Singleness permits you to pursue passions and dreams that you may not be able to when your married – Study abroad, go on a mission trip, take that trip with your best friend, or move away! By not having a significant other to prioritize, we are freed up to prioritize our own passions and dreams! I am so thankful for the passions and dreams I was able to pursue because I was single. I became the team captain and best distance runner on my collegiate cross-country and track team, I helped fundraise for a new track, I lead a group of high school Young Life girls and watched them mature in their faith and in life, I raised chickens, I worked at the Olympic Trails for track and field, and I went to Minnesota for the summer to work at a camp with my best friend. These are just a few of the things I was able to do and pursue because my priorities where not split.
Singleness makes you available to spend quality time with your family and friends – The relationships you build with your friends, family, roommates, teammates, mentors and coaches will all help to prepare you for a marriage relationship. The people closest to you in your life help to refine you, let them! When you are constantly dating someone, it’s harder to make time for your friends and family, because you are preoccupied. I cannot tell you how thankful I am to have had the time and energy to dive deeper into relationships with my Young Life girls, teammates, roommates, ect. during my season of singleness. Those Monday night meetings with my college mentor, the 2 a.m. conversations with my roommates, and the holidays spent with my family helped shape me into a woman worth marrying.
Singleness motivates you to pray for your future husband – I have been praying for my husband since I was in the 7th grade. Not having any idea who he would be, what he would be like, or if I had already met him… I prayed for him. I also prayed that I would be ready for him when I met him. That I would be the woman God created me to be, and that I would bring out the best version of the man He created me to be with. During my intentional season of singleness, I was more motivated than ever to pray for my future husband. I prayed that the Lord would protect him from temptation and attack. I asked God to bless him with good friends and an encouraging family, to make him wise and strong, and to bless the work of his hands. I prayed that he would be a warrior poet. I prayed that he would be, “hot and holy,” as they say;) It love rereading the prayers I prayed for my husband, and being able to show them to Jeremy. Those prayers alone have increased my faith tremendously, because the Lord gave me abundantly more than I could ever have asked for or imagined in a husband.

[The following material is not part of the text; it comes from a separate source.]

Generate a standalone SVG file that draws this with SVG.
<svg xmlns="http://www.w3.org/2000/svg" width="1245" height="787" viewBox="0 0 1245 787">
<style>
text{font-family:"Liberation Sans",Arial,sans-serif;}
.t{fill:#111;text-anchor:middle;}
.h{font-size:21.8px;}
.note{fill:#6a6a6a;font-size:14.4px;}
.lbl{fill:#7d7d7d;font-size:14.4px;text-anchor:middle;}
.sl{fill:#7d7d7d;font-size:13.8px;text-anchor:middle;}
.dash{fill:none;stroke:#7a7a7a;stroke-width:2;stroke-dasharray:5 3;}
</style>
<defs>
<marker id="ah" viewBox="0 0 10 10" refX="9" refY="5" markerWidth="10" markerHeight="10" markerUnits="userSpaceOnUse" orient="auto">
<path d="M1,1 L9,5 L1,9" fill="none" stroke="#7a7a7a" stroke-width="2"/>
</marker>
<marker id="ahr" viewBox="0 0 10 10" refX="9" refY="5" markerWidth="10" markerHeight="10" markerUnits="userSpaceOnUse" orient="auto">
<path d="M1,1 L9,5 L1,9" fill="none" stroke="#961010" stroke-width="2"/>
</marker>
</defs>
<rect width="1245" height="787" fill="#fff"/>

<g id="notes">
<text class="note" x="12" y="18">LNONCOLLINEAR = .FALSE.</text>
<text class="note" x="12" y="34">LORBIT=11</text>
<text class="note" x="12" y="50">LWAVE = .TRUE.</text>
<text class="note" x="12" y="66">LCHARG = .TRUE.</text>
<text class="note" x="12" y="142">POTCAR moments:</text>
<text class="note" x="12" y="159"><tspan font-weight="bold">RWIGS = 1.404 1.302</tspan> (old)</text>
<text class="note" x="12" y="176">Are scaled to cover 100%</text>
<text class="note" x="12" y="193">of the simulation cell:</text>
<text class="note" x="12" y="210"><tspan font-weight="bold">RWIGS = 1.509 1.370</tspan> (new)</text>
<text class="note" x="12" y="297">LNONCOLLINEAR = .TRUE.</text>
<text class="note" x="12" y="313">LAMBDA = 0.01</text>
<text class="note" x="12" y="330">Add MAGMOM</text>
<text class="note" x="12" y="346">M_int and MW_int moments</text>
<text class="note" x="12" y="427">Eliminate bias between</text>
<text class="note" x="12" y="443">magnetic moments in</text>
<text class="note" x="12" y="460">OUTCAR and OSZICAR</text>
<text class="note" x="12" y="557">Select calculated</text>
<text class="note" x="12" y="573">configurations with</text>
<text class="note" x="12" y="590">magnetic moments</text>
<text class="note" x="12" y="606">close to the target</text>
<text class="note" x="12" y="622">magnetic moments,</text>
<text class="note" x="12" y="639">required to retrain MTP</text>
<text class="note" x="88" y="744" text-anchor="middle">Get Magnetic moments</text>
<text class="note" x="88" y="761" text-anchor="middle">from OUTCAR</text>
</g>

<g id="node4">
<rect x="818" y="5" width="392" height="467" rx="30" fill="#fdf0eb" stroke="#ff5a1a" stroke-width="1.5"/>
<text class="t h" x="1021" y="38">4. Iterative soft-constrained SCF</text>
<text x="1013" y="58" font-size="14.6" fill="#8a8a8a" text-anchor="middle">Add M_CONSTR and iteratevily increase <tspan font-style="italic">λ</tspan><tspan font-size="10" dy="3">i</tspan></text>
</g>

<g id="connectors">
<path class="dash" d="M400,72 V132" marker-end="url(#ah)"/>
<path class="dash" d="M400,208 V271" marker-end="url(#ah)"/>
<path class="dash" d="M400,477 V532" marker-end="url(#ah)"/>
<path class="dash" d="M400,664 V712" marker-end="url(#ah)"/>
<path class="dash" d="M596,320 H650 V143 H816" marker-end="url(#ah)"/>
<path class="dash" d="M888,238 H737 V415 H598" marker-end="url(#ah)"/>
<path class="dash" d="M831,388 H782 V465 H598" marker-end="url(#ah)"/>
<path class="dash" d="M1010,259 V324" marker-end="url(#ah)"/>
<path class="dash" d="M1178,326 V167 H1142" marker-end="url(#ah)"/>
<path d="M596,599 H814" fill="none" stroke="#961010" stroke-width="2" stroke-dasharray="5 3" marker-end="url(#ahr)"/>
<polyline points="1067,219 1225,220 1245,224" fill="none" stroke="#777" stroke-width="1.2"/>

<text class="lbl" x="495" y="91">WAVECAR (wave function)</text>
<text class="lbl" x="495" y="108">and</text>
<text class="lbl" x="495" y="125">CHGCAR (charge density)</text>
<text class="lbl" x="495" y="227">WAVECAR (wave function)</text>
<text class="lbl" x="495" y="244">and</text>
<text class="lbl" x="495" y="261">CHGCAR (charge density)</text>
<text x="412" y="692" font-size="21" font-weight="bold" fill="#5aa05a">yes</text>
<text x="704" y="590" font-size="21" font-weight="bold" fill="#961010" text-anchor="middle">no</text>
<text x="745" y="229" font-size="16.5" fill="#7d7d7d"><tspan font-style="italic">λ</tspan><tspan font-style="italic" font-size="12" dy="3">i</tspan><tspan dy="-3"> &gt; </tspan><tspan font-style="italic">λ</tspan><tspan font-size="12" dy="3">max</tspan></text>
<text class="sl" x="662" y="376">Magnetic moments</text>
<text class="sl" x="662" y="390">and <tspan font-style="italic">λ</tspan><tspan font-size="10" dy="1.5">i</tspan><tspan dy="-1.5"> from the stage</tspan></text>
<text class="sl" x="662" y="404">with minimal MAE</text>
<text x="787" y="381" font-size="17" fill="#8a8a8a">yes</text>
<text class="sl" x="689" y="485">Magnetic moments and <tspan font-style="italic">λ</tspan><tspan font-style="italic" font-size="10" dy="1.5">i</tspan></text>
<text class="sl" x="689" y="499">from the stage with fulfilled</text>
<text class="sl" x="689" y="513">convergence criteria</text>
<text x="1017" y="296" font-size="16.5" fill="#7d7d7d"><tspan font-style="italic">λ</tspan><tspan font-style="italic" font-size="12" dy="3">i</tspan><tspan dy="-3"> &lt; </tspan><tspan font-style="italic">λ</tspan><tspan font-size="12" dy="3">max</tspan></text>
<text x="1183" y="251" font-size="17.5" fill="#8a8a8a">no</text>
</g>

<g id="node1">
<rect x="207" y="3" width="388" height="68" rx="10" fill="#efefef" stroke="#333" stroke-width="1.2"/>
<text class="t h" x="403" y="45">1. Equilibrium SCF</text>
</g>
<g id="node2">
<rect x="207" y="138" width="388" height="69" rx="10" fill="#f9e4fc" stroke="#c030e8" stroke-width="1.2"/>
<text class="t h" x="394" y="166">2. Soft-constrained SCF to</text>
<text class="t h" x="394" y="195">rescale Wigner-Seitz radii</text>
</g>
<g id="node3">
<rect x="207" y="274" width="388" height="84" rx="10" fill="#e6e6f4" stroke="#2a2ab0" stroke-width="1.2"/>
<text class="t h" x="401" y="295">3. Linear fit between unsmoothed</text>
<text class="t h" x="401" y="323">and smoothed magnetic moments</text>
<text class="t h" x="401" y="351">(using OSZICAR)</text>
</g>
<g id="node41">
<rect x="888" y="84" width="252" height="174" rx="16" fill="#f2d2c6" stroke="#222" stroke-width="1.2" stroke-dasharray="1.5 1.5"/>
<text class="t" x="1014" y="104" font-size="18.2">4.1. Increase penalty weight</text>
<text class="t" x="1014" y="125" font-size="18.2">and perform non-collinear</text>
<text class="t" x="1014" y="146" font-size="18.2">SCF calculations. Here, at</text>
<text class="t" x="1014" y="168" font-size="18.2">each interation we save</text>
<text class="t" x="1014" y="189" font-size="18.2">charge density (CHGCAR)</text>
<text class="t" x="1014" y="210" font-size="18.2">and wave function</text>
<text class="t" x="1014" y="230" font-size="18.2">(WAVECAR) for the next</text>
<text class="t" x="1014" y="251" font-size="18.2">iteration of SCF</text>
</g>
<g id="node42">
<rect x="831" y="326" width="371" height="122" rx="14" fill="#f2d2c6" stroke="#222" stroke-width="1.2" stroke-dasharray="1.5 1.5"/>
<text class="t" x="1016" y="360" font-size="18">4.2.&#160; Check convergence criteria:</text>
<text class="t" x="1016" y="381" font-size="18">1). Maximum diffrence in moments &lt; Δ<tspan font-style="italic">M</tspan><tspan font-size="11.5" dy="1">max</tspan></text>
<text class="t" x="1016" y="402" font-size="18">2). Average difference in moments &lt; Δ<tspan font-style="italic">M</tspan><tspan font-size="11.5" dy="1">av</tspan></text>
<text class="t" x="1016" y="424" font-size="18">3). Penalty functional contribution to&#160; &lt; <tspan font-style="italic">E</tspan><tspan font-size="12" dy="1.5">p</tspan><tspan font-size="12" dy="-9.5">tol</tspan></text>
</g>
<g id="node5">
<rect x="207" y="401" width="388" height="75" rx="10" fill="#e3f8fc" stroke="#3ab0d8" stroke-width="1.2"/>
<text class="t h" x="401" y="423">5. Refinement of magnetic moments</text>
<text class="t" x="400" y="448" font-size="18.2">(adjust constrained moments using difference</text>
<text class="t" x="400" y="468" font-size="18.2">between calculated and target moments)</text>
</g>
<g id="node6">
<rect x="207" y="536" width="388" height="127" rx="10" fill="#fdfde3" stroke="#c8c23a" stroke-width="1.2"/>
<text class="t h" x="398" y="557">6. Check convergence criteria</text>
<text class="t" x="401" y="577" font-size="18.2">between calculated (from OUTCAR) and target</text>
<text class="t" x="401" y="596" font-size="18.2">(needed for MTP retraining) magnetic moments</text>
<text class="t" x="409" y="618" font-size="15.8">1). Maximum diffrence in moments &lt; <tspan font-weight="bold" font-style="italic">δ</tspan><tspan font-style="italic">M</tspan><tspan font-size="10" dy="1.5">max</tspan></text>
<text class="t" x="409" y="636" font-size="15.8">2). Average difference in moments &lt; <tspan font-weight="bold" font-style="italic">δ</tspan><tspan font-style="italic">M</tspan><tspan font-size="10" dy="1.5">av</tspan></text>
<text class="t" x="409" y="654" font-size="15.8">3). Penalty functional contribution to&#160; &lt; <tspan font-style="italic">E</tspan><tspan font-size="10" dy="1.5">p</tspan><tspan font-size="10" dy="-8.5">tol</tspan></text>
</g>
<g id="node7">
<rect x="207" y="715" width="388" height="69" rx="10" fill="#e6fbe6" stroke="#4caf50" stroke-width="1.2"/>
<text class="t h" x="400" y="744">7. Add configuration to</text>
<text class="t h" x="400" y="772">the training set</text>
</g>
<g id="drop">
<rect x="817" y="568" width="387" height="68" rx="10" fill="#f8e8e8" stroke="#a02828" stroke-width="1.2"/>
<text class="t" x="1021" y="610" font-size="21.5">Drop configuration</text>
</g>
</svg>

Singleness matures your faith – I grew more than I ever have in my relationship with the Lord during that season of singleness. I spent so much time in God’s Word, with community, and in prayer. God pressed so many things on my heart during that season that required me to change. I truly believe those changes were preparing me for Jeremy. I became less “hard.” I let myself have emotions. I was ok with being “girly.” The Lord stripped away my prideful hyper individualist personality. He taught me how to depend on Him in all things, He let me experience trials and sufferings, and presented me with opportunities to become a servant. I think my first year of marriage would have been really really rough without going through those experiences when I was single.
Singleness allows you to be undividedly devoted to the Lord – The time you spend waiting and seeking God before meeting your spouse is more valuable than you realize. When you get married, your devotion is divided. Your focus cannot be on the Lord alone, because the Lord desires us to prioritize our spouses, and love and respect them. Easier said than done…. But before you are married, you can be undividedly devoted to the Lord. If he presses on your heart to do something, you can do it without consulting another person. That is both liberating and exciting! Embrace it.
Singleness prepares you for oneness – Becoming one with another human is what the wedding day symbolizes. It is what marriage is all about. But becoming one with someone else, is something that our flesh fights. We are innately selfish. Seeking our own desires and pursuits. We have preconceived notions for the way things should go and be. Marriage shakes all that up. It requires both parties to be willing to change. Singleness also requires you to be willing to change, which prepares you for oneness.
Are you single and searching? I would encourage you to stop searching for Mr. Right, and start seeking the Lord. Singleness allows you to be more concerned with becoming the right woman, than finding the right mane. Maybe you need to commit to a season of singles? If you are in college and currently single, just out of a relationship, or casually dating, I highly recommend it!